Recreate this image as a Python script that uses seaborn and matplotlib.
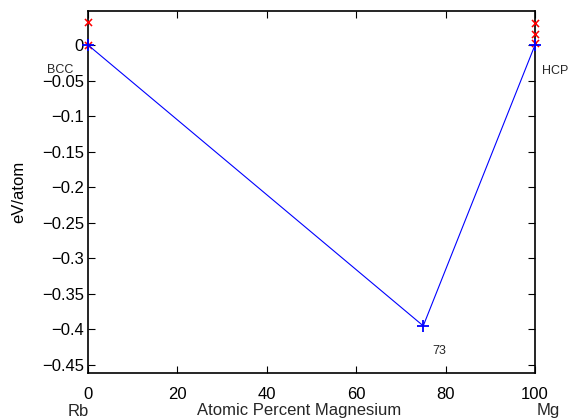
import matplotlib
matplotlib.use("Agg")
import matplotlib.pyplot as plt
import seaborn as sns
import pandas as pd

# Convex hull of formation energies (Rb-Mg)
hull_x = [0, 75, 100]
hull_e = [0.0, -0.395, 0.0]

# Structures above the hull
above_x = [0, 0, 100, 100, 100]
above_e = [0.033, 0.0, 0.031, 0.0155, 0.0025]

yticks = [0, -0.05, -0.1, -0.15, -0.2, -0.25, -0.3, -0.35, -0.4, -0.45]
xticks = [0, 20, 40, 60, 80, 100]

sns.set_theme(style="white")
plt.rcParams["font.family"] = ["Liberation Sans", "DejaVu Sans"]

W, H = 572, 420
fig = plt.figure(figsize=(W / 100, H / 100), dpi=100)
left, right, top, bottom = 88, 535, 11, 373
ax = fig.add_axes([left / W, 1 - bottom / H, (right - left) / W, (bottom - top) / H])

hull_df = pd.DataFrame({"x": hull_x, "e": hull_e})
above_df = pd.DataFrame({"x": above_x, "e": above_e})

sns.scatterplot(data=above_df, x="x", y="e", ax=ax, marker="x", color="red",
                s=26, linewidth=1.1, zorder=3, clip_on=False)
sns.lineplot(data=hull_df, x="x", y="e", ax=ax, color="blue", linewidth=0.8,
             marker="+", markersize=9, markeredgewidth=1.3, markeredgecolor="blue",
             zorder=4, clip_on=False)

ax.set_xlim(0, 100)
ax.set_ylim(-0.4613, 0.0478)
ax.set_xticks(xticks)
ax.set_yticks(yticks)
ax.set_yticklabels(["0" if v == 0 else f"{v:g}".replace("-", "\u2212") for v in yticks])
ax.set_xticklabels([str(v) for v in xticks])

ax.tick_params(direction="in", length=5, width=0.8, labelsize=12, colors="black",
               top=True, right=True, bottom=True, left=True, pad=3)
ax.tick_params(axis="x", pad=10)
for sp in ax.spines.values():
    sp.set_visible(True)
    sp.set_color("black")
    sp.set_linewidth(1.2)

ax.set_xlabel("")
ax.set_ylabel("eV/atom", fontsize=12, color="black", labelpad=11)

# Composition end-member labels and axis title
fig.text(78 / W, 1 - 411 / H, "Rb", ha="center", va="center", fontsize=12)
fig.text(548 / W, 1 - 411 / H, "Mg", ha="center", va="center", fontsize=12)
fig.text(197 / W, 1 - 411 / H, "Atomic Percent Magnesium", ha="left", va="center", fontsize=12)

# Phase / structure annotations
fig.text(47 / W, 1 - 70 / H, "BCC", fontsize=9, ha="left", va="center")
fig.text(542 / W, 1 - 71 / H, "HCP", fontsize=9, ha="left", va="center")
fig.text(432 / W, 1 - 351 / H, "73", fontsize=9, ha="left", va="center")

fig.savefig("out.png", dpi=100)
= = = = = = =
### Written task
Omit the pictures, and quote the material above exactly as given.

### Correct answer
Recreate this image as a Python script that uses seaborn and matplotlib.
import matplotlib
matplotlib.use("Agg")
import matplotlib.pyplot as plt
import seaborn as sns
import pandas as pd

# Convex hull of formation energies (Rb-Mg)
hull_x = [0, 75, 100]
hull_e = [0.0, -0.395, 0.0]

# Structures above the hull
above_x = [0, 0, 100, 100, 100]
above_e = [0.033, 0.0, 0.031, 0.0155, 0.0025]

yticks = [0, -0.05, -0.1, -0.15, -0.2, -0.25, -0.3, -0.35, -0.4, -0.45]
xticks = [0, 20, 40, 60, 80, 100]

sns.set_theme(style="white")
plt.rcParams["font.family"] = ["Liberation Sans", "DejaVu Sans"]

W, H = 572, 420
fig = plt.figure(figsize=(W / 100, H / 100), dpi=100)
left, right, top, bottom = 88, 535, 11, 373
ax = fig.add_axes([left / W, 1 - bottom / H, (right - left) / W, (bottom - top) / H])

hull_df = pd.DataFrame({"x": hull_x, "e": hull_e})
above_df = pd.DataFrame({"x": above_x, "e": above_e})

sns.scatterplot(data=above_df, x="x", y="e", ax=ax, marker="x", color="red",
                s=26, linewidth=1.1, zorder=3, clip_on=False)
sns.lineplot(data=hull_df, x="x", y="e", ax=ax, color="blue", linewidth=0.8,
             marker="+", markersize=9, markeredgewidth=1.3, markeredgecolor="blue",
             zorder=4, clip_on=False)

ax.set_xlim(0, 100)
ax.set_ylim(-0.4613, 0.0478)
ax.set_xticks(xticks)
ax.set_yticks(yticks)
ax.set_yticklabels(["0" if v == 0 else f"{v:g}".replace("-", "\u2212") for v in yticks])
ax.set_xticklabels([str(v) for v in xticks])

ax.tick_params(direction="in", length=5, width=0.8, labelsize=12, colors="black",
               top=True, right=True, bottom=True, left=True, pad=3)
ax.tick_params(axis="x", pad=10)
for sp in ax.spines.values():
    sp.set_visible(True)
    sp.set_color("black")
    sp.set_linewidth(1.2)

ax.set_xlabel("")
ax.set_ylabel("eV/atom", fontsize=12, color="black", labelpad=11)

# Composition end-member labels and axis title
fig.text(78 / W, 1 - 411 / H, "Rb", ha="center", va="center", fontsize=12)
fig.text(548 / W, 1 - 411 / H, "Mg", ha="center", va="center", fontsize=12)
fig.text(197 / W, 1 - 411 / H, "Atomic Percent Magnesium", ha="left", va="center", fontsize=12)

# Phase / structure annotations
fig.text(47 / W, 1 - 70 / H, "BCC", fontsize=9, ha="left", va="center")
fig.text(542 / W, 1 - 71 / H, "HCP", fontsize=9, ha="left", va="center")
fig.text(432 / W, 1 - 351 / H, "73", fontsize=9, ha="left", va="center")

fig.savefig("out.png", dpi=100)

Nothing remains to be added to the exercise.